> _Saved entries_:

#####

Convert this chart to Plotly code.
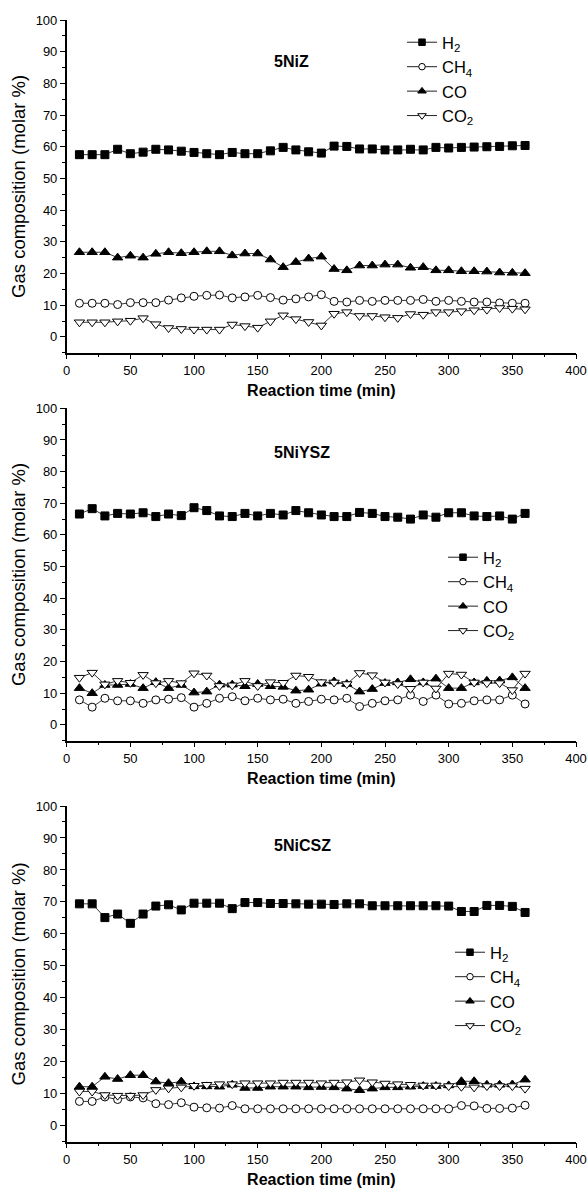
import plotly.graph_objects as go

# ---------------- data ----------------
time_min = [10, 20, 30, 40, 50, 60, 70, 80, 90, 100, 110, 120, 130, 140, 150, 160, 170, 180,
            190, 200, 210, 220, 230, 240, 250, 260, 270, 280, 290, 300, 310, 320, 330, 340, 350, 360]

panel_titles = ["5NiZ", "5NiYSZ", "5NiCSZ"]
series_names = ["H<sub>2</sub>", "CH<sub>4</sub>", "CO", "CO<sub>2</sub>"]

# 5NiZ
h2_niz = [57.5, 57.5, 57.5, 59.2, 57.8, 58.3, 59.2, 59.0, 58.6, 58.2, 57.8, 57.5, 58.2, 57.8, 57.8, 58.7, 59.8, 59.0,
          58.4, 58.0, 60.2, 60.1, 59.3, 59.3, 59.0, 59.0, 59.2, 59.0, 59.8, 59.6, 59.8, 59.9, 60.0, 60.1, 60.3, 60.4]
ch4_niz = [10.6, 10.6, 10.6, 10.2, 10.8, 10.8, 10.8, 11.6, 12.3, 12.8, 13.1, 13.2, 12.3, 12.6, 13.1, 12.4, 11.6, 12.0,
           12.6, 13.3, 11.2, 11.0, 11.5, 11.2, 11.5, 11.5, 11.5, 11.8, 11.2, 11.5, 11.2, 11.0, 11.0, 10.7, 10.6, 10.6]
co_niz = [26.7, 26.7, 26.7, 25.0, 25.6, 25.0, 26.2, 26.7, 26.4, 26.7, 27.0, 27.0, 25.7, 26.3, 26.3, 24.4, 22.0, 23.6,
          24.7, 25.3, 21.4, 21.0, 22.5, 22.5, 22.8, 22.8, 21.8, 22.0, 21.0, 21.0, 20.7, 20.7, 20.6, 20.3, 20.2, 20.1]
co2_niz = [4.6, 4.6, 4.6, 4.9, 5.1, 5.9, 4.0, 2.8, 2.5, 2.3, 2.3, 2.3, 3.9, 3.4, 2.9, 4.9, 6.8, 5.6,
           4.7, 3.6, 7.3, 7.8, 6.6, 6.6, 6.2, 6.0, 7.2, 7.0, 7.8, 7.8, 8.1, 8.4, 8.6, 9.1, 8.9, 8.7]

# 5NiYSZ
h2_ysz = [66.6, 68.3, 66.0, 66.8, 66.6, 67.0, 65.8, 66.6, 66.1, 68.6, 67.7, 66.0, 65.8, 66.8, 66.0, 66.8, 66.3, 67.7,
          67.0, 66.3, 65.8, 65.8, 67.1, 66.8, 65.8, 65.6, 65.0, 66.3, 65.6, 67.0, 67.0, 66.0, 65.8, 66.0, 65.0, 66.8]
ch4_ysz = [7.9, 5.6, 8.4, 7.6, 7.6, 6.8, 7.9, 8.1, 8.6, 5.6, 6.8, 8.4, 8.9, 7.6, 8.4, 7.9, 8.1, 6.8,
           7.4, 8.1, 7.9, 8.4, 5.8, 6.8, 7.6, 7.9, 9.4, 7.4, 9.4, 6.6, 6.8, 7.6, 7.9, 7.9, 9.4, 6.6]
co_ysz = [11.6, 10.0, 12.6, 12.6, 12.9, 11.6, 13.5, 11.6, 12.6, 10.2, 10.5, 12.7, 12.7, 12.2, 12.9, 12.2, 12.0, 10.8,
          11.1, 13.0, 13.7, 12.9, 10.5, 11.3, 13.2, 13.4, 14.4, 13.4, 14.6, 11.6, 11.6, 13.4, 13.9, 14.0, 15.0, 11.6]
co2_ysz = [14.9, 16.5, 12.8, 13.9, 13.3, 15.8, 13.2, 13.9, 13.2, 16.3, 15.6, 12.3, 12.5, 13.9, 12.3, 13.5, 13.3, 15.6,
           15.2, 13.5, 13.4, 12.9, 16.4, 15.7, 13.4, 12.9, 11.4, 13.4, 11.5, 16.2, 15.9, 13.4, 13.2, 13.2, 11.0, 16.2]

# 5NiCSZ
h2_csz = [69.4, 69.4, 65.1, 66.2, 63.3, 66.2, 68.7, 69.1, 67.5, 69.6, 69.6, 69.6, 67.9, 69.8, 69.8, 69.5, 69.5, 69.4,
          69.3, 69.3, 69.2, 69.4, 69.4, 68.8, 68.8, 68.8, 68.8, 68.8, 68.8, 68.7, 67.0, 67.0, 68.9, 68.9, 68.6, 66.7]
ch4_csz = [7.6, 7.6, 9.0, 8.2, 9.0, 8.7, 6.9, 6.6, 7.2, 5.8, 5.6, 5.5, 6.3, 5.3, 5.3, 5.3, 5.3, 5.3,
           5.3, 5.3, 5.3, 5.3, 5.3, 5.3, 5.3, 5.3, 5.3, 5.3, 5.3, 5.3, 6.3, 6.2, 5.4, 5.4, 5.5, 6.4]
co_csz = [12.2, 12.2, 15.3, 14.6, 15.8, 15.8, 13.8, 13.3, 13.8, 12.3, 12.3, 12.2, 12.8, 11.8, 11.8, 12.2, 12.2, 12.2,
          12.0, 12.1, 12.0, 11.6, 11.1, 11.6, 12.0, 12.0, 12.2, 12.4, 12.4, 12.6, 13.9, 13.9, 12.8, 12.8, 12.9, 14.4]
co2_csz = [10.7, 10.7, 9.6, 9.4, 9.4, 9.6, 11.2, 11.7, 12.0, 12.5, 12.8, 13.0, 13.0, 13.3, 13.3, 13.3, 13.5, 13.5,
           13.5, 13.3, 13.5, 13.6, 14.2, 13.6, 13.2, 13.0, 12.8, 12.6, 12.6, 12.4, 12.2, 12.0, 12.4, 12.4, 12.4, 11.6]

panels = [
    [h2_niz, ch4_niz, co_niz, co2_niz],
    [h2_ysz, ch4_ysz, co_ysz, co2_ysz],
    [h2_csz, ch4_csz, co_csz, co2_csz],
]

# ---------------- styling ----------------
W, H = 587, 1196
FONT = "Liberation Sans, Arial, sans-serif"
x_left, x_right = 66.7, 576.0
panel_px = [(20.0, 352.7), (408.3, 740.7), (806.0, 1141.7)]       # (top, bottom) pixel rows
legend_px = [(402, 25), (443, 540), (450, 935)]                   # legend left/top pixels
title_pos = [(161, 87), (161, 86), (161, 87.5)]

symbols = ["square", "circle", "triangle-up", "triangle-down"]
fills = ["black", "white", "black", "white"]
data_sizes = [8, 8, 9, 9]
legend_sizes = [6.5, 6.5, 7.5, 7.5]

fig = go.Figure()
layout = dict(
    width=W, height=H,
    margin=dict(l=0, r=0, t=0, b=0),
    paper_bgcolor="white", plot_bgcolor="white",
    font=dict(family=FONT, color="black"),
    annotations=[],
)

for p in range(3):
    sfx = "" if p == 0 else str(p + 1)
    leg = "legend" + sfx
    for s in range(4):
        fig.add_trace(go.Scatter(
            x=time_min, y=panels[p][s], name=series_names[s],
            mode="lines+markers",
            line=dict(color="#222222", width=0.9),
            marker=dict(symbol=symbols[s], color=fills[s], size=data_sizes[s],
                        line=dict(color="black", width=1)),
            xaxis="x" + sfx, yaxis="y" + sfx,
            legend=leg, showlegend=False, legendgroup="g%d%d" % (p, s),
        ))
        # legend entry (smaller symbol, as in the original key)
        fig.add_trace(go.Scatter(
            x=[None], y=[None], name=series_names[s],
            mode="lines+markers",
            line=dict(color="#222222", width=1),
            marker=dict(symbol=symbols[s], color=fills[s], size=legend_sizes[s],
                        line=dict(color="black", width=1)),
            xaxis="x" + sfx, yaxis="y" + sfx,
            legend=leg, showlegend=True, legendgroup="g%d%d" % (p, s),
        ))
    top, bot = panel_px[p]
    layout["xaxis" + sfx] = dict(
        domain=[x_left / W, x_right / W], anchor="y" + sfx,
        range=[0, 400], tickmode="linear", tick0=0, dtick=50,
        showline=True, linecolor="black", linewidth=1.5,
        ticks="outside", ticklen=5, tickwidth=1.2, tickcolor="black",
        minor=dict(ticks="outside", ticklen=3, dtick=25, tickcolor="black", tickwidth=1),
        showgrid=False, zeroline=False,
        tickfont=dict(size=13, family=FONT),
        title=dict(text="<b>Reaction time (min)</b>", font=dict(size=16, family=FONT), standoff=8),
        automargin=False,
    )
    layout["yaxis" + sfx] = dict(
        domain=[1 - bot / H, 1 - top / H], anchor="x" + sfx,
        range=[-5, 100], tickmode="array", tickvals=[0, 10, 20, 30, 40, 50, 60, 70, 80, 90, 100],
        showline=True, linecolor="black", linewidth=1.5,
        ticks="outside", ticklen=5, tickwidth=1.2, tickcolor="black",
        minor=dict(ticks="outside", ticklen=3, tickvals=[-5, 5, 15, 25, 35, 45, 55, 65, 75, 85, 95],
                   tickcolor="black", tickwidth=1),
        showgrid=False, zeroline=False,
        tickfont=dict(size=13, family=FONT),
        title=dict(text="Gas composition (molar %)", font=dict(size=18.5, family=FONT), standoff=5),
        automargin=False,
    )
    lx, ly = legend_px[p]
    layout[leg] = dict(
        x=lx / W, y=1 - ly / H, xanchor="left", yanchor="top",
        xref="paper", yref="paper",
        bgcolor="rgba(0,0,0,0)", borderwidth=0,
        font=dict(size=16.5, family=FONT),
        tracegroupgap=0,
    )
    tx, ty = title_pos[p]
    layout["annotations"].append(dict(
        x=tx, y=ty, xref="x" + sfx, yref="y" + sfx,
        text="<b>%s</b>" % panel_titles[p], showarrow=False,
        xanchor="left", yanchor="middle", font=dict(size=16, family=FONT),
    ))

fig.update_layout(**layout)
fig.write_html("out.html")
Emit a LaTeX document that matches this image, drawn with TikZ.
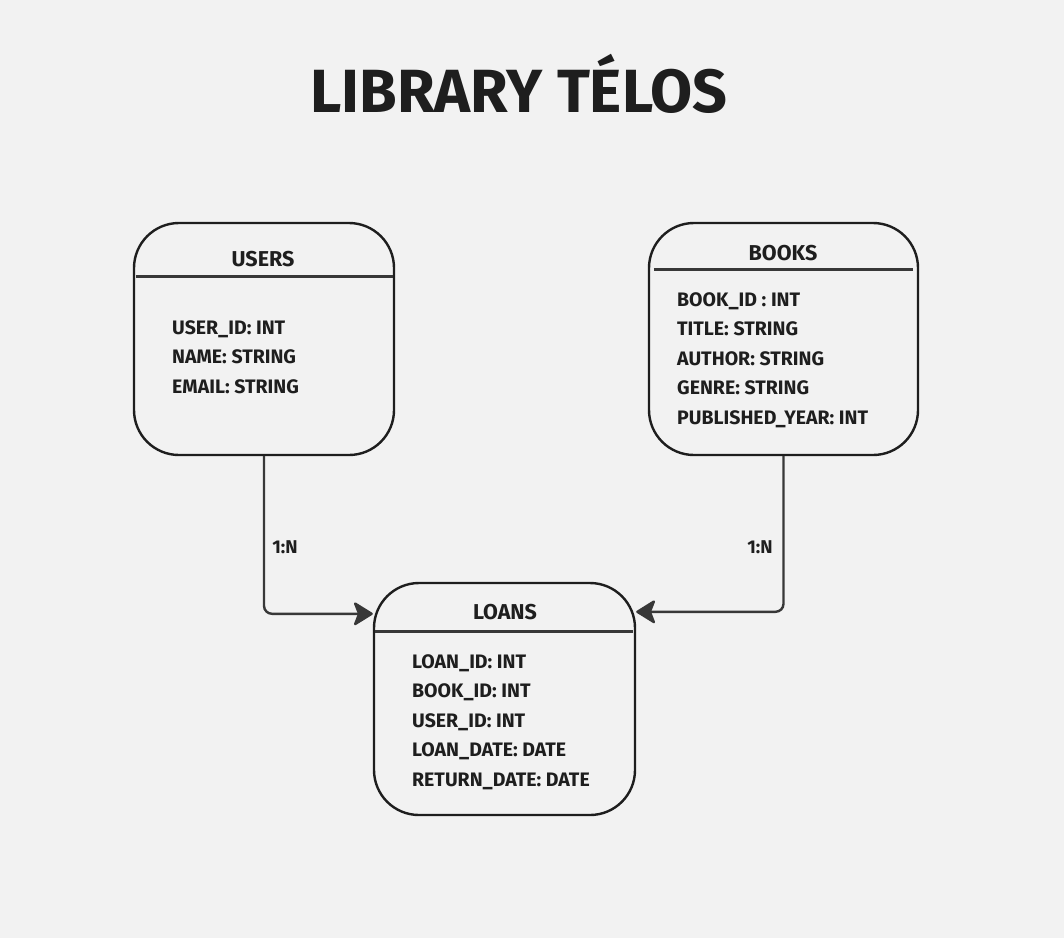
\documentclass[tikz,border=0pt]{standalone}
\usepackage{fontspec}
\setmainfont{Fira Sans}
\usetikzlibrary{arrows.meta}

\definecolor{canvas}{HTML}{F2F2F2}
\definecolor{ink}{HTML}{1E1E1E}
\definecolor{linkgray}{HTML}{383838}

\begin{document}
\begin{tikzpicture}[
        x=1pt,
        y=-1pt,
        entity/.style={
            rectangle,
            draw=ink,
            line width=2.4pt,
            rounded corners=45pt,
            minimum height=232pt,
            inner sep=0pt
        },
        entitytitle/.style={
            anchor=base,
            inner sep=0pt,
            text=ink,
            font=\fontsize{21.5}{21.5}\selectfont\bfseries
        },
        fieldlist/.style={
            anchor=north west,
            align=left,
            inner sep=0pt,
            text=ink,
            font=\fontsize{19.5}{29.5}\selectfont\bfseries
        },
        divider/.style={draw=linkgray, line width=2.8pt},
        cardinality/.style={
            inner sep=0pt,
            text=ink,
            font=\fontsize{18.5}{18.5}\selectfont\bfseries
        },
        arrow/.style={
            -{Stealth[length=21pt,width=26pt,inset=5pt,round]},
            draw=linkgray,
            line width=2.4pt,
            rounded corners=8pt
        }
    ]

        \fill[canvas] (0,0) rectangle (1064,938);

        \node[anchor=base, inner sep=0pt, text=ink, font=\fontsize{61}{61}\selectfont\bfseries] (title) at (519,112) {LIBRARY TÉLOS};

        \node[entity, minimum width=260pt] (users) at (264,339) {};
        \node[entity, minimum width=269pt] (books) at (783.5,339) {};
        \node[entity, minimum width=261pt] (loans) at (504.5,699) {};

        \draw[divider] ([xshift=3pt,yshift=-55pt]users.north west) -- ([xshift=-2pt,yshift=-55pt]users.north east);
        \draw[divider] ([xshift=6pt,yshift=-48pt]books.north west) -- ([xshift=-6pt,yshift=-48pt]books.north east);
        \draw[divider] ([xshift=2pt,yshift=-50pt]loans.north west) -- ([xshift=-3pt,yshift=-50pt]loans.north east);

        \node[entitytitle] (userstitle) at (263,266) {USERS};
        \node[entitytitle] (bookstitle) at (783,260) {BOOKS};
        \node[entitytitle] (loanstitle) at (505,619) {LOANS};

        \node[fieldlist] (usersfields) at (172,320) {USER\_ID: INT\\NAME: STRING\\EMAIL: STRING};
        \node[fieldlist] (booksfields) at (677,292) {BOOK\_ID : INT\\TITLE: STRING\\AUTHOR: STRING\\GENRE: STRING\\PUBLISHED\_YEAR: INT};
        \node[fieldlist] (loansfields) at (412,654) {LOAN\_ID: INT\\BOOK\_ID: INT\\USER\_ID: INT\\LOAN\_DATE: DATE\\RETURN\_DATE: DATE};

        \draw[arrow] (users.south) |- ([yshift=-32pt]loans.north west);
        \draw[arrow] (books.south) |- ([yshift=-30pt]loans.north east);

        \node[cardinality] (userscard) at (285,547) {1:N};
        \node[cardinality] (bookscard) at (760,547) {1:N};

    \end{tikzpicture}
\end{document}
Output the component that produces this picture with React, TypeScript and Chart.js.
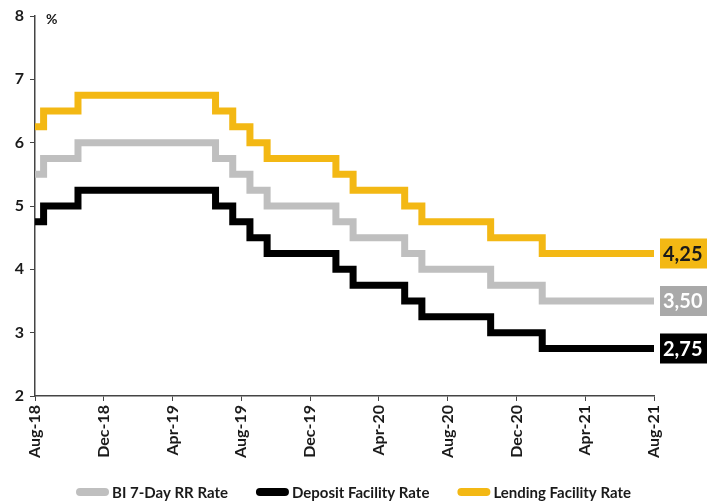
import { useEffect, useRef } from 'react';
import { Chart, registerables } from 'chart.js';

Chart.register(...registerables);

const months = [
  'Aug-18', 'Sep-18', 'Oct-18', 'Nov-18', 'Dec-18', 'Jan-19', 'Feb-19', 'Mar-19', 'Apr-19', 'May-19', 'Jun-19', 'Jul-19',
  'Aug-19', 'Sep-19', 'Oct-19', 'Nov-19', 'Dec-19', 'Jan-20', 'Feb-20', 'Mar-20', 'Apr-20', 'May-20', 'Jun-20', 'Jul-20',
  'Aug-20', 'Sep-20', 'Oct-20', 'Nov-20', 'Dec-20', 'Jan-21', 'Feb-21', 'Mar-21', 'Apr-21', 'May-21', 'Jun-21', 'Jul-21',
  'Aug-21',
];

const biRate = [
  5.5, 5.75, 5.75, 6, 6, 6, 6, 6, 6, 6, 6, 5.75,
  5.5, 5.25, 5, 5, 5, 5, 4.75, 4.5, 4.5, 4.5, 4.25, 4,
  4, 4, 4, 3.75, 3.75, 3.75, 3.5, 3.5, 3.5, 3.5, 3.5, 3.5,
  3.5,
];

const depositRate = [
  4.75, 5, 5, 5.25, 5.25, 5.25, 5.25, 5.25, 5.25, 5.25, 5.25, 5,
  4.75, 4.5, 4.25, 4.25, 4.25, 4.25, 4, 3.75, 3.75, 3.75, 3.5, 3.25,
  3.25, 3.25, 3.25, 3, 3, 3, 2.75, 2.75, 2.75, 2.75, 2.75, 2.75,
  2.75,
];

const lendingRate = [
  6.25, 6.5, 6.5, 6.75, 6.75, 6.75, 6.75, 6.75, 6.75, 6.75, 6.75, 6.5,
  6.25, 6, 5.75, 5.75, 5.75, 5.75, 5.5, 5.25, 5.25, 5.25, 5, 4.75,
  4.75, 4.75, 4.75, 4.5, 4.5, 4.5, 4.25, 4.25, 4.25, 4.25, 4.25, 4.25,
  4.25,
];

const seriesNames = ['BI 7-Day RR Rate', 'Deposit Facility Rate', 'Lending Facility Rate'];
const lineColors = ['#BFBFBF', '#000000', '#F3B814'];
const boxColors = ['#A9A9A9', '#000000', '#F3B814'];
const boxTextColors = ['#FFFFFF', '#FFFFFF', '#1A1A1A'];

const FONT = 'Lato, "Liberation Sans", sans-serif';

const toPoints = (arr: number[]) => arr.map((v, i) => ({ x: i, y: v }));

const endLabels = {
  id: 'endLabels',
  afterDatasetsDraw(chart: any) {
    const { ctx, chartArea, scales } = chart;
    const y = scales.y;
    ctx.save();
    chart.data.datasets.forEach((ds: any, i: number) => {
      const last = ds.data[ds.data.length - 1];
      const py = y.getPixelForValue(last.y);
      const x0 = chartArea.right + 6;
      ctx.fillStyle = boxColors[i];
      ctx.fillRect(x0, py - 15, 50, 30);
      ctx.fillStyle = boxTextColors[i];
      ctx.font = `bold 20px ${FONT}`;
      ctx.textBaseline = 'middle';
      ctx.textAlign = 'left';
      ctx.fillText(last.y.toFixed(2).replace('.', ','), x0 + 3, py + 1);
    });
    const top = y.getPixelForValue(8);
    ctx.fillStyle = '#1A1A1A';
    ctx.font = `bold 14px ${FONT}`;
    ctx.textBaseline = 'middle';
    ctx.fillText('%', chartArea.left + 11, top + 3);
    ctx.restore();
  },
};

const lineLegend = {
  id: 'lineLegend',
  afterDraw(chart: any) {
    const { ctx } = chart;
    const lineLen = 33;
    const gapText = 3;
    const gapItem = 28;
    ctx.save();
    ctx.font = `bold 15px ${FONT}`;
    ctx.textBaseline = 'middle';
    ctx.textAlign = 'left';
    const items = chart.data.datasets.map((ds: any) => ({
      label: ds.label,
      color: ds.borderColor,
      w: lineLen + gapText + ctx.measureText(ds.label).width,
    }));
    const total = items.reduce((s: number, it: any) => s + it.w, 0) + gapItem * (items.length - 1);
    let x = (chart.width - total) / 2;
    const cy = chart.height - 11;
    items.forEach((it: any) => {
      ctx.strokeStyle = it.color;
      ctx.lineWidth = 8;
      ctx.lineCap = 'round';
      ctx.beginPath();
      ctx.moveTo(x + 4, cy);
      ctx.lineTo(x + lineLen - 4, cy);
      ctx.stroke();
      ctx.fillStyle = '#1A1A1A';
      ctx.fillText(it.label, x + lineLen + gapText, cy + 1);
      x += it.w + gapItem;
    });
    ctx.restore();
  },
};

export default function App() {
  const ref = useRef<HTMLCanvasElement>(null);

  useEffect(() => {
    document.body.style.margin = '0';
    const canvas = ref.current!;
    const order = [biRate, depositRate, lendingRate];
    const chart = new Chart(canvas, {
      type: 'line',
      data: {
        datasets: order.map((arr, i) => ({
          label: seriesNames[i],
          data: toPoints(arr),
          borderColor: lineColors[i],
          backgroundColor: lineColors[i],
          borderWidth: 7,
          pointRadius: 0,
          stepped: 'middle' as const,
          fill: false,
          borderJoinStyle: 'miter' as const,
          borderCapStyle: 'butt' as const,
        })),
      },
      options: {
        animation: false,
        responsive: false,
        devicePixelRatio: 1,
        layout: { padding: { top: 16, right: 53, left: 0, bottom: 0 } },
        plugins: {
          legend: { display: false },
          tooltip: { enabled: false },
        },
        scales: {
          x: {
            type: 'linear',
            min: 0,
            max: months.length - 1,
            grid: {
              display: true,
              drawOnChartArea: false,
              drawTicks: true,
              tickLength: 5,
              color: '#444',
            },
            border: { display: true, color: '#444', width: 1.5 },
            ticks: {
              stepSize: 4,
              autoSkip: false,
              maxRotation: 90,
              minRotation: 90,
              padding: 4,
              color: '#1A1A1A',
              font: { family: FONT, size: 16, weight: 'bold' },
              callback: (v: any) => months[Number(v)] ?? '',
            },
            afterFit: (s: any) => {
              s.height = 107;
            },
          },
          y: {
            min: 2,
            max: 8,
            grid: {
              display: true,
              drawOnChartArea: false,
              drawTicks: true,
              tickLength: 5,
              color: '#444',
            },
            border: { display: true, color: '#444', width: 1.5 },
            ticks: {
              stepSize: 1,
              padding: 6,
              color: '#1A1A1A',
              font: { family: FONT, size: 16, weight: 'bold' },
            },
            afterFit: (s: any) => {
              s.width = 35;
            },
          },
        },
      },
      plugins: [endLabels, lineLegend],
    });
    return () => chart.destroy();
  }, []);

  return (
    <div style={{ position: 'absolute', left: 0, top: 0, width: 707, height: 503, background: '#fff' }}>
      <canvas ref={ref} width={707} height={503} style={{ width: 707, height: 503 }} />
    </div>
  );
}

#####

Transcribe exactly, with no pictures, the lines running from the first line of the material through the line holding "9.1, 8.9, 8.7]".

Convert this chart to Plotly code.
import plotly.graph_objects as go

# ---------------- data ----------------
time_min = [10, 20, 30, 40, 50, 60, 70, 80, 90, 100, 110, 120, 130, 140, 150, 160, 170, 180,
            190, 200, 210, 220, 230, 240, 250, 260, 270, 280, 290, 300, 310, 320, 330, 340, 350, 360]

panel_titles = ["5NiZ", "5NiYSZ", "5NiCSZ"]
series_names = ["H<sub>2</sub>", "CH<sub>4</sub>", "CO", "CO<sub>2</sub>"]

# 5NiZ
h2_niz = [57.5, 57.5, 57.5, 59.2, 57.8, 58.3, 59.2, 59.0, 58.6, 58.2, 57.8, 57.5, 58.2, 57.8, 57.8, 58.7, 59.8, 59.0,
          58.4, 58.0, 60.2, 60.1, 59.3, 59.3, 59.0, 59.0, 59.2, 59.0, 59.8, 59.6, 59.8, 59.9, 60.0, 60.1, 60.3, 60.4]
ch4_niz = [10.6, 10.6, 10.6, 10.2, 10.8, 10.8, 10.8, 11.6, 12.3, 12.8, 13.1, 13.2, 12.3, 12.6, 13.1, 12.4, 11.6, 12.0,
           12.6, 13.3, 11.2, 11.0, 11.5, 11.2, 11.5, 11.5, 11.5, 11.8, 11.2, 11.5, 11.2, 11.0, 11.0, 10.7, 10.6, 10.6]
co_niz = [26.7, 26.7, 26.7, 25.0, 25.6, 25.0, 26.2, 26.7, 26.4, 26.7, 27.0, 27.0, 25.7, 26.3, 26.3, 24.4, 22.0, 23.6,
          24.7, 25.3, 21.4, 21.0, 22.5, 22.5, 22.8, 22.8, 21.8, 22.0, 21.0, 21.0, 20.7, 20.7, 20.6, 20.3, 20.2, 20.1]
co2_niz = [4.6, 4.6, 4.6, 4.9, 5.1, 5.9, 4.0, 2.8, 2.5, 2.3, 2.3, 2.3, 3.9, 3.4, 2.9, 4.9, 6.8, 5.6,
           4.7, 3.6, 7.3, 7.8, 6.6, 6.6, 6.2, 6.0, 7.2, 7.0, 7.8, 7.8, 8.1, 8.4, 8.6, 9.1, 8.9, 8.7]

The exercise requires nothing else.